Your task is to copy the listing exactly. Drop any pictures from the copy.

[Start of Dataset extract]

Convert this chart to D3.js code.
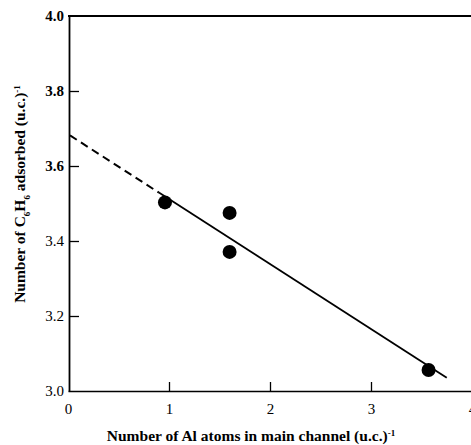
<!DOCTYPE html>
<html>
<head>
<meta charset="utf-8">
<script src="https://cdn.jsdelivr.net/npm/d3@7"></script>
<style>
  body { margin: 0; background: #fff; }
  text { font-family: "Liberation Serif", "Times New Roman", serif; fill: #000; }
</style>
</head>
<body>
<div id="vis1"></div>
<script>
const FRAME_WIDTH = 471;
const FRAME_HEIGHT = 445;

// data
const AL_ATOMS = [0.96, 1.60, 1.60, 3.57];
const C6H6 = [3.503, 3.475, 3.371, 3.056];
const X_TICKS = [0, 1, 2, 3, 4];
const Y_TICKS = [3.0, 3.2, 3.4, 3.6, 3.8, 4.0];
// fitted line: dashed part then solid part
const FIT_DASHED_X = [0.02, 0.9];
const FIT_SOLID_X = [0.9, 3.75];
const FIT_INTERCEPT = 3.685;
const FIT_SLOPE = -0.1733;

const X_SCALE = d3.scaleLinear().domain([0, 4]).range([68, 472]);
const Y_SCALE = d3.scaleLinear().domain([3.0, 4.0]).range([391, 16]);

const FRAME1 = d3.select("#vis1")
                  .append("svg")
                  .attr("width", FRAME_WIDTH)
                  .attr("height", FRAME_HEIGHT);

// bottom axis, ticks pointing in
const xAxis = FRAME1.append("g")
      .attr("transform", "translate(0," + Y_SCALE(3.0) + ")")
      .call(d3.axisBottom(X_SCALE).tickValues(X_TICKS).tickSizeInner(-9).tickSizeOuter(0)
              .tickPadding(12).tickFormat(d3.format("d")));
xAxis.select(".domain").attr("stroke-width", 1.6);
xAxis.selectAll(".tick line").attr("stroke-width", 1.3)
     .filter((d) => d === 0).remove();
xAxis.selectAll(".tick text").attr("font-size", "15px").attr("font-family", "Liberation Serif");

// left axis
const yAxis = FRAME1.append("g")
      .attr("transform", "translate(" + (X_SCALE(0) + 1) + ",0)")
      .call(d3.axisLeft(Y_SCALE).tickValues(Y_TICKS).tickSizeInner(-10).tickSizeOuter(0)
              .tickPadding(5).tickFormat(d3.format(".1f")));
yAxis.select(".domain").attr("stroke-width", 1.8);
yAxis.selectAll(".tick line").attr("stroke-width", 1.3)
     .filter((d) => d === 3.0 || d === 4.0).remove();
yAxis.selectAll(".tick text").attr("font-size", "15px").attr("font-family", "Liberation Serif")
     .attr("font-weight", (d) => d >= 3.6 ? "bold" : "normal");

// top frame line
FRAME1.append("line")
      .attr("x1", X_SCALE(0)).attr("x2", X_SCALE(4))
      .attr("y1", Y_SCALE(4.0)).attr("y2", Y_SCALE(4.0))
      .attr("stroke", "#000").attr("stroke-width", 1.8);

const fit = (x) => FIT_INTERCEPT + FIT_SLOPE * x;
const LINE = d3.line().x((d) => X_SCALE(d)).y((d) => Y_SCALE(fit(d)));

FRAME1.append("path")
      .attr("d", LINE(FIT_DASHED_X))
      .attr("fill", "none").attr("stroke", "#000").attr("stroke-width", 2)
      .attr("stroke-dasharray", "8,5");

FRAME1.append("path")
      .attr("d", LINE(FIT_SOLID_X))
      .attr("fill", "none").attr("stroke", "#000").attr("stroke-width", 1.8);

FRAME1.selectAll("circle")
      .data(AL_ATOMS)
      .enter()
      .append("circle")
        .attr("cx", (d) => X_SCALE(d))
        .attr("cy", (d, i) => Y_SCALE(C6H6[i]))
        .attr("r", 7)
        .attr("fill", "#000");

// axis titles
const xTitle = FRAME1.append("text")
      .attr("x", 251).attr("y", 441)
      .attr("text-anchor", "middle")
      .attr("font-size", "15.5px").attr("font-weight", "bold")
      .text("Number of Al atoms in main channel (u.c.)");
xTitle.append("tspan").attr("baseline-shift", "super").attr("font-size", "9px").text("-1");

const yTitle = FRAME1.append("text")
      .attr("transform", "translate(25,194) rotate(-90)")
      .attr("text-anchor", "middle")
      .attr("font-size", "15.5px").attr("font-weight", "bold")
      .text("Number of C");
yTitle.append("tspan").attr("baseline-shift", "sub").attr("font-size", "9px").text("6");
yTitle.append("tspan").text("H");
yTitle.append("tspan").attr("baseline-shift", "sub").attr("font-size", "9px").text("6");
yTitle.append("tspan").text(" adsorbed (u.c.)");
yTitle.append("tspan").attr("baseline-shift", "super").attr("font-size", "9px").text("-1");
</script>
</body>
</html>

[End of Dataset extract]

▶ Response to the exercise:
Convert this chart to D3.js code.
<!DOCTYPE html>
<html>
<head>
<meta charset="utf-8">
<script src="https://cdn.jsdelivr.net/npm/d3@7"></script>
<style>
  body { margin: 0; background: #fff; }
  text { font-family: "Liberation Serif", "Times New Roman", serif; fill: #000; }
</style>
</head>
<body>
<div id="vis1"></div>
<script>
const FRAME_WIDTH = 471;
const FRAME_HEIGHT = 445;

// data
const AL_ATOMS = [0.96, 1.60, 1.60, 3.57];
const C6H6 = [3.503, 3.475, 3.371, 3.056];
const X_TICKS = [0, 1, 2, 3, 4];
const Y_TICKS = [3.0, 3.2, 3.4, 3.6, 3.8, 4.0];
// fitted line: dashed part then solid part
const FIT_DASHED_X = [0.02, 0.9];
const FIT_SOLID_X = [0.9, 3.75];
const FIT_INTERCEPT = 3.685;
const FIT_SLOPE = -0.1733;

const X_SCALE = d3.scaleLinear().domain([0, 4]).range([68, 472]);
const Y_SCALE = d3.scaleLinear().domain([3.0, 4.0]).range([391, 16]);

const FRAME1 = d3.select("#vis1")
                  .append("svg")
                  .attr("width", FRAME_WIDTH)
                  .attr("height", FRAME_HEIGHT);

// bottom axis, ticks pointing in
const xAxis = FRAME1.append("g")
      .attr("transform", "translate(0," + Y_SCALE(3.0) + ")")
      .call(d3.axisBottom(X_SCALE).tickValues(X_TICKS).tickSizeInner(-9).tickSizeOuter(0)
              .tickPadding(12).tickFormat(d3.format("d")));
xAxis.select(".domain").attr("stroke-width", 1.6);
xAxis.selectAll(".tick line").attr("stroke-width", 1.3)
     .filter((d) => d === 0).remove();
xAxis.selectAll(".tick text").attr("font-size", "15px").attr("font-family", "Liberation Serif");

// left axis
const yAxis = FRAME1.append("g")
      .attr("transform", "translate(" + (X_SCALE(0) + 1) + ",0)")
      .call(d3.axisLeft(Y_SCALE).tickValues(Y_TICKS).tickSizeInner(-10).tickSizeOuter(0)
              .tickPadding(5).tickFormat(d3.format(".1f")));
yAxis.select(".domain").attr("stroke-width", 1.8);
yAxis.selectAll(".tick line").attr("stroke-width", 1.3)
     .filter((d) => d === 3.0 || d === 4.0).remove();
yAxis.selectAll(".tick text").attr("font-size", "15px").attr("font-family", "Liberation Serif")
     .attr("font-weight", (d) => d >= 3.6 ? "bold" : "normal");

// top frame line
FRAME1.append("line")
      .attr("x1", X_SCALE(0)).attr("x2", X_SCALE(4))
      .attr("y1", Y_SCALE(4.0)).attr("y2", Y_SCALE(4.0))
      .attr("stroke", "#000").attr("stroke-width", 1.8);

const fit = (x) => FIT_INTERCEPT + FIT_SLOPE * x;
const LINE = d3.line().x((d) => X_SCALE(d)).y((d) => Y_SCALE(fit(d)));

FRAME1.append("path")
      .attr("d", LINE(FIT_DASHED_X))
      .attr("fill", "none").attr("stroke", "#000").attr("stroke-width", 2)
      .attr("stroke-dasharray", "8,5");

FRAME1.append("path")
      .attr("d", LINE(FIT_SOLID_X))
      .attr("fill", "none").attr("stroke", "#000").attr("stroke-width", 1.8);

FRAME1.selectAll("circle")
      .data(AL_ATOMS)
      .enter()
      .append("circle")
        .attr("cx", (d) => X_SCALE(d))
        .attr("cy", (d, i) => Y_SCALE(C6H6[i]))
        .attr("r", 7)
        .attr("fill", "#000");

// axis titles
const xTitle = FRAME1.append("text")
      .attr("x", 251).attr("y", 441)
      .attr("text-anchor", "middle")
      .attr("font-size", "15.5px").attr("font-weight", "bold")
      .text("Number of Al atoms in main channel (u.c.)");
xTitle.append("tspan").attr("baseline-shift", "super").attr("font-size", "9px").text("-1");

const yTitle = FRAME1.append("text")
      .attr("transform", "translate(25,194) rotate(-90)")
      .attr("text-anchor", "middle")
      .attr("font-size", "15.5px").attr("font-weight", "bold")
      .text("Number of C");
yTitle.append("tspan").attr("baseline-shift", "sub").attr("font-size", "9px").text("6");
yTitle.append("tspan").text("H");
yTitle.append("tspan").attr("baseline-shift", "sub").attr("font-size", "9px").text("6");
yTitle.append("tspan").text(" adsorbed (u.c.)");
yTitle.append("tspan").attr("baseline-shift", "super").attr("font-size", "9px").text("-1");
</script>
</body>
</html>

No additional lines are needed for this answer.